→ Dataset section

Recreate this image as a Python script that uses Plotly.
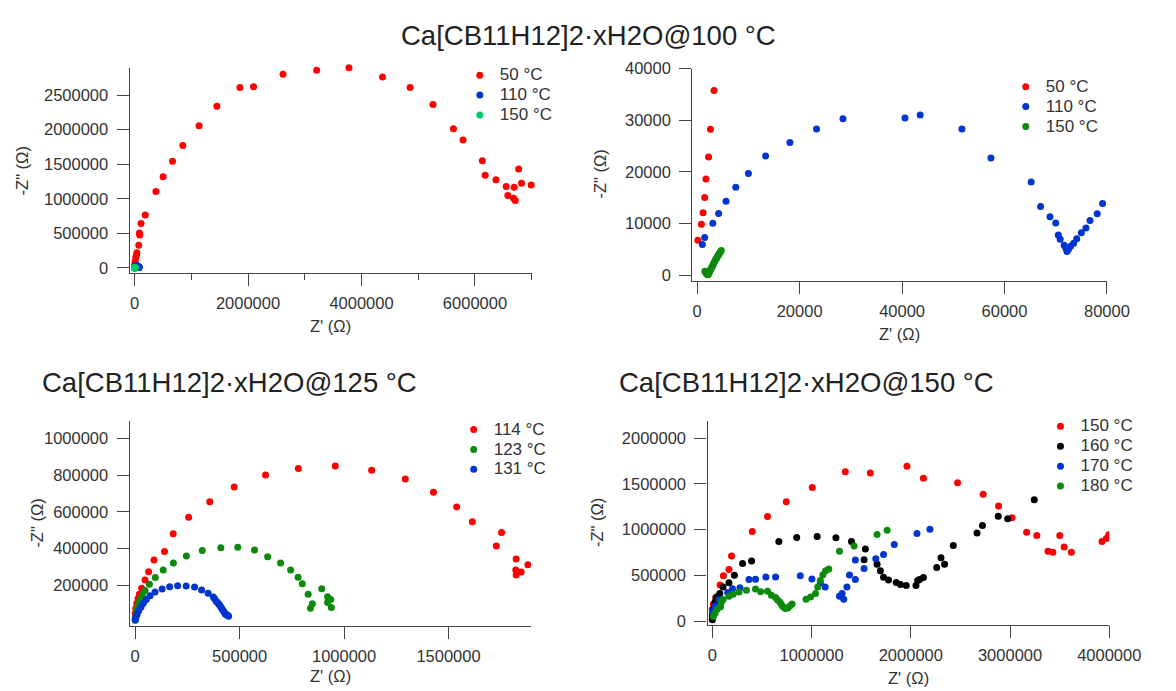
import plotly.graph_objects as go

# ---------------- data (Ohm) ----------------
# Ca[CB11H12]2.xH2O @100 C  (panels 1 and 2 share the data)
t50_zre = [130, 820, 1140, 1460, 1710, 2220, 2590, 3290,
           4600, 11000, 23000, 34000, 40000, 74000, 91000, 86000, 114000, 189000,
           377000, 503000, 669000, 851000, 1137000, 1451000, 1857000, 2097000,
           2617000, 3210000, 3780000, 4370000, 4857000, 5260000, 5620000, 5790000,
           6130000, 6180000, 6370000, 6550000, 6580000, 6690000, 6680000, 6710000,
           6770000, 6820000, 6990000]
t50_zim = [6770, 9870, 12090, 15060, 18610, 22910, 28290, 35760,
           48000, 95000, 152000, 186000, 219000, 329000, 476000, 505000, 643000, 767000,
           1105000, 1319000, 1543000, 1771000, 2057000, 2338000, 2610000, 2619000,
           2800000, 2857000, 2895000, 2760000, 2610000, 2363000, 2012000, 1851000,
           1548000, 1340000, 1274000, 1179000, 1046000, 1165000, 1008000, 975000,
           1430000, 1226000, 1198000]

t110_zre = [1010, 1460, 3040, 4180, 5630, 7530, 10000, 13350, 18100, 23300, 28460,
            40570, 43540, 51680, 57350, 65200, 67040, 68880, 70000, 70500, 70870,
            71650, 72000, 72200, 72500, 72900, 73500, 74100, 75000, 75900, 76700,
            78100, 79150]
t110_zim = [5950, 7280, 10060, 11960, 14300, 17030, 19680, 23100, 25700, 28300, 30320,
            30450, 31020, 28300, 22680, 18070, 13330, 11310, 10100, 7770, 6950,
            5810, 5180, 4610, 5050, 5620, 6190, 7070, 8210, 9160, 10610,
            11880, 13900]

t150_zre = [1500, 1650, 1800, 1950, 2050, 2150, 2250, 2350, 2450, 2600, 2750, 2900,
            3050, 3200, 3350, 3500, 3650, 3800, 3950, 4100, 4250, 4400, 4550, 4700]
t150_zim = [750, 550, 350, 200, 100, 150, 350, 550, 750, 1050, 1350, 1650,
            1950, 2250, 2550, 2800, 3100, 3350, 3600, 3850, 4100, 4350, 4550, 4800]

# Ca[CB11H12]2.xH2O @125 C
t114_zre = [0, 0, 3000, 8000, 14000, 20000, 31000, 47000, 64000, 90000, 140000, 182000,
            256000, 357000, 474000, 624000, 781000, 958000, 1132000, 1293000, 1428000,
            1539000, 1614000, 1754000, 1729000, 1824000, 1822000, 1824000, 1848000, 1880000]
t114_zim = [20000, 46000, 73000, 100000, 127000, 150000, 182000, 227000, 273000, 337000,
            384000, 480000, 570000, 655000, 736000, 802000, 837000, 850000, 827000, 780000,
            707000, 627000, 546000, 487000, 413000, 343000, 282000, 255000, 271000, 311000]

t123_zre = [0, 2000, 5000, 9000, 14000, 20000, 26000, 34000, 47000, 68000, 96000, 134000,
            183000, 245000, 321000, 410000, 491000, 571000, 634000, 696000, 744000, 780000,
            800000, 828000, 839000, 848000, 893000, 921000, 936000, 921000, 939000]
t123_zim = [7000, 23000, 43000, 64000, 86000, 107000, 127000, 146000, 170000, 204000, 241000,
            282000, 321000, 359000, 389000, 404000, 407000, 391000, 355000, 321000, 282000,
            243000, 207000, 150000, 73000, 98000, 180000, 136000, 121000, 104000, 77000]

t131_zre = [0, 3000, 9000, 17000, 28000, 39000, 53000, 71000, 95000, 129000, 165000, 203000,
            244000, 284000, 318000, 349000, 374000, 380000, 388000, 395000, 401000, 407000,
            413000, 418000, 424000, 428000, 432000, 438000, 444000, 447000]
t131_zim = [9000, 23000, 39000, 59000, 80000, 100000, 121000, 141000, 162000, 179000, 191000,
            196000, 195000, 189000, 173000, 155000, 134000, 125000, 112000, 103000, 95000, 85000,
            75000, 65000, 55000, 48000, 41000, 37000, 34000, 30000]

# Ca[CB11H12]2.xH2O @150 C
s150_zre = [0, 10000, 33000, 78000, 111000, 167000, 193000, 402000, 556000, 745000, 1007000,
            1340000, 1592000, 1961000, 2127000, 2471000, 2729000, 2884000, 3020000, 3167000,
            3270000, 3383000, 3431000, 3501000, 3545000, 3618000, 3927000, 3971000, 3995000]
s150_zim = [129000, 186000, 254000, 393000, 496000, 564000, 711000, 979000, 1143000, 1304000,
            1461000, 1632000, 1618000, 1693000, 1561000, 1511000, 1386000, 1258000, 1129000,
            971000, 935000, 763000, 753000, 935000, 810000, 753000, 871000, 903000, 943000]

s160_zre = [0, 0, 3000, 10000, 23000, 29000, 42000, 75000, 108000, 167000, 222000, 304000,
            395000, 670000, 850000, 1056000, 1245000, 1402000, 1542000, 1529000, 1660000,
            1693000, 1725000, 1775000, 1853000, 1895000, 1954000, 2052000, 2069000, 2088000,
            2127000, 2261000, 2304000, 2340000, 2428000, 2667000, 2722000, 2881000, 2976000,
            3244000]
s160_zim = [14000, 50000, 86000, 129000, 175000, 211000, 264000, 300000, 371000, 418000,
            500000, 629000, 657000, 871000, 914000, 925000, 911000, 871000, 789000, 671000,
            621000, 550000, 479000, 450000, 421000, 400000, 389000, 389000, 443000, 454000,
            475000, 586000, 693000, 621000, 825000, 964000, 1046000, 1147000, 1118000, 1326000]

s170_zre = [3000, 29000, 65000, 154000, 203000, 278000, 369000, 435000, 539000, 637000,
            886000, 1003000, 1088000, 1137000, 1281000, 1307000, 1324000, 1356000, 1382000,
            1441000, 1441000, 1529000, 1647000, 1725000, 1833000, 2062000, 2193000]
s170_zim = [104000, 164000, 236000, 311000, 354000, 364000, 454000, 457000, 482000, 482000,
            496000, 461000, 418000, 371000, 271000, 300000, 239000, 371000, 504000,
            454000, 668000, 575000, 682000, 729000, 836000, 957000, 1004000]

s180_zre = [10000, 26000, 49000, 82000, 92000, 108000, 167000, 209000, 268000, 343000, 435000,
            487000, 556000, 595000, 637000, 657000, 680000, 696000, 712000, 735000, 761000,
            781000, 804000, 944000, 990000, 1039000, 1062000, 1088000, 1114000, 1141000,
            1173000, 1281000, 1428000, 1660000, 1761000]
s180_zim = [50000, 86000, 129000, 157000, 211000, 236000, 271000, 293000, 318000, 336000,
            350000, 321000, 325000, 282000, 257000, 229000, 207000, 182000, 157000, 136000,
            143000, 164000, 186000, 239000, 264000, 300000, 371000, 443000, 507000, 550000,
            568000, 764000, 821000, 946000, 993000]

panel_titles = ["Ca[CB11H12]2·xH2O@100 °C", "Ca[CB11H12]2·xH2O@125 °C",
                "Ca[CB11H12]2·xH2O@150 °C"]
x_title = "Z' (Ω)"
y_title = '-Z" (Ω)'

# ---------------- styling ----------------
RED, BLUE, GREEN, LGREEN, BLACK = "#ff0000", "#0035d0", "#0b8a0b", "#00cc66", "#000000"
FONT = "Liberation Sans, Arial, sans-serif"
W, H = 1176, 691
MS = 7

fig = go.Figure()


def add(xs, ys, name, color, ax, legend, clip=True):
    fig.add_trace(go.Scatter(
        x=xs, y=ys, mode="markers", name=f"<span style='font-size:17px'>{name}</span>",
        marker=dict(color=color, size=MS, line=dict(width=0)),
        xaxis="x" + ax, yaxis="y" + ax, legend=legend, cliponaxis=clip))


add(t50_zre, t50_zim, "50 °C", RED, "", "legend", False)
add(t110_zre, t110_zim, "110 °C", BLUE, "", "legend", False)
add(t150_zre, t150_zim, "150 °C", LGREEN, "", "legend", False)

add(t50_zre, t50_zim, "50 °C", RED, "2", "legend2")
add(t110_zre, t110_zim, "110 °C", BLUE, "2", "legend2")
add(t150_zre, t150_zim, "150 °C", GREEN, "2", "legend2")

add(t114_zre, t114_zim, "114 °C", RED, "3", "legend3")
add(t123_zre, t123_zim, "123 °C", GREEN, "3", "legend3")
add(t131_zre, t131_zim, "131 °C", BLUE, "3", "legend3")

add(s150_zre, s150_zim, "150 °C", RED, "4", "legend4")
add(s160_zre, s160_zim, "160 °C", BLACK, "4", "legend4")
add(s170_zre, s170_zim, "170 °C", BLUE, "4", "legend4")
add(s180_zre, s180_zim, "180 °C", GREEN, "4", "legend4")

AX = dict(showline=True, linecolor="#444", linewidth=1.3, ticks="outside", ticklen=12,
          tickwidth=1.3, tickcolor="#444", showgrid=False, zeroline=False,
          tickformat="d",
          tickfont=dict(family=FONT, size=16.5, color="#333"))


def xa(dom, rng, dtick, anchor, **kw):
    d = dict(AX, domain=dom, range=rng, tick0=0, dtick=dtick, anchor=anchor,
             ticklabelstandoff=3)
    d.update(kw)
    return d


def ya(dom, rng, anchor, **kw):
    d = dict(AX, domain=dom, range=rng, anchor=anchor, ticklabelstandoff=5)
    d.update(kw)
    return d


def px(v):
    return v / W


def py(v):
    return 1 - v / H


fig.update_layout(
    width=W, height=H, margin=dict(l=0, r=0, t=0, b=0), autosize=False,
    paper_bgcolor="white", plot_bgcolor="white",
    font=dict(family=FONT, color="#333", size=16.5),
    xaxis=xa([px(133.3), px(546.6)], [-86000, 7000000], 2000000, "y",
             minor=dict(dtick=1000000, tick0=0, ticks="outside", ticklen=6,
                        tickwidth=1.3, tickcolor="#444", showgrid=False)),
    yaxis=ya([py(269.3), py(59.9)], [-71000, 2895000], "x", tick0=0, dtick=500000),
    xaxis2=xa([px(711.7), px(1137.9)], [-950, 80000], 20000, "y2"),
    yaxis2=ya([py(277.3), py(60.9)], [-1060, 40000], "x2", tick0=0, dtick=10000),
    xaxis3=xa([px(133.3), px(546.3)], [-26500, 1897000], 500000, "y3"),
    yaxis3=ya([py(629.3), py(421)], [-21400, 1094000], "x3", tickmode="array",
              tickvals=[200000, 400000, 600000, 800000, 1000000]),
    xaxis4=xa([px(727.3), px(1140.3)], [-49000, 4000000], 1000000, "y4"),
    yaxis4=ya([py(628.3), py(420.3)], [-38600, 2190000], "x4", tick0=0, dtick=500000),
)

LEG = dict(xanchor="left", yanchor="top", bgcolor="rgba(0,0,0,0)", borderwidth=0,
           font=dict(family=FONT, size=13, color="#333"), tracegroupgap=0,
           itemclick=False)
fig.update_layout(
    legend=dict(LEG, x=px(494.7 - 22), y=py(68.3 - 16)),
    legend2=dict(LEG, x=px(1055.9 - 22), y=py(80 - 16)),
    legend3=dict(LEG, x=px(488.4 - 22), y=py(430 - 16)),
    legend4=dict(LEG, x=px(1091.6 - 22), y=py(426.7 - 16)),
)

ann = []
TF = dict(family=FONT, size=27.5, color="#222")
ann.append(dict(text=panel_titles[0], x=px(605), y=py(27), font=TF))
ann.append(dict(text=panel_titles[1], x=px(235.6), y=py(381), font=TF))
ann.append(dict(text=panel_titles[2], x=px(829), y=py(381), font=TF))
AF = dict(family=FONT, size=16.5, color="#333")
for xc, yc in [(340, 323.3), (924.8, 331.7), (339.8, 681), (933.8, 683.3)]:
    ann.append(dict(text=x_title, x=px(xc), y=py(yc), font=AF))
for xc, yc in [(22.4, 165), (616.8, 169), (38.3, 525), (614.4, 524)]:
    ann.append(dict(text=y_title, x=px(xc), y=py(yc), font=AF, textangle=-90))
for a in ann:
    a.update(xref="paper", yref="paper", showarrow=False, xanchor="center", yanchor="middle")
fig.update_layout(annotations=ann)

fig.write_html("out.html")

→ Requirement
Write down every line from the opening of the listing to the line with "1430000, 1226000, 1198000]", both included, and nothing else; the pictures are omitted.

→ Correct answer
Recreate this image as a Python script that uses Plotly.
import plotly.graph_objects as go

# ---------------- data (Ohm) ----------------
# Ca[CB11H12]2.xH2O @100 C  (panels 1 and 2 share the data)
t50_zre = [130, 820, 1140, 1460, 1710, 2220, 2590, 3290,
           4600, 11000, 23000, 34000, 40000, 74000, 91000, 86000, 114000, 189000,
           377000, 503000, 669000, 851000, 1137000, 1451000, 1857000, 2097000,
           2617000, 3210000, 3780000, 4370000, 4857000, 5260000, 5620000, 5790000,
           6130000, 6180000, 6370000, 6550000, 6580000, 6690000, 6680000, 6710000,
           6770000, 6820000, 6990000]
t50_zim = [6770, 9870, 12090, 15060, 18610, 22910, 28290, 35760,
           48000, 95000, 152000, 186000, 219000, 329000, 476000, 505000, 643000, 767000,
           1105000, 1319000, 1543000, 1771000, 2057000, 2338000, 2610000, 2619000,
           2800000, 2857000, 2895000, 2760000, 2610000, 2363000, 2012000, 1851000,
           1548000, 1340000, 1274000, 1179000, 1046000, 1165000, 1008000, 975000,
           1430000, 1226000, 1198000]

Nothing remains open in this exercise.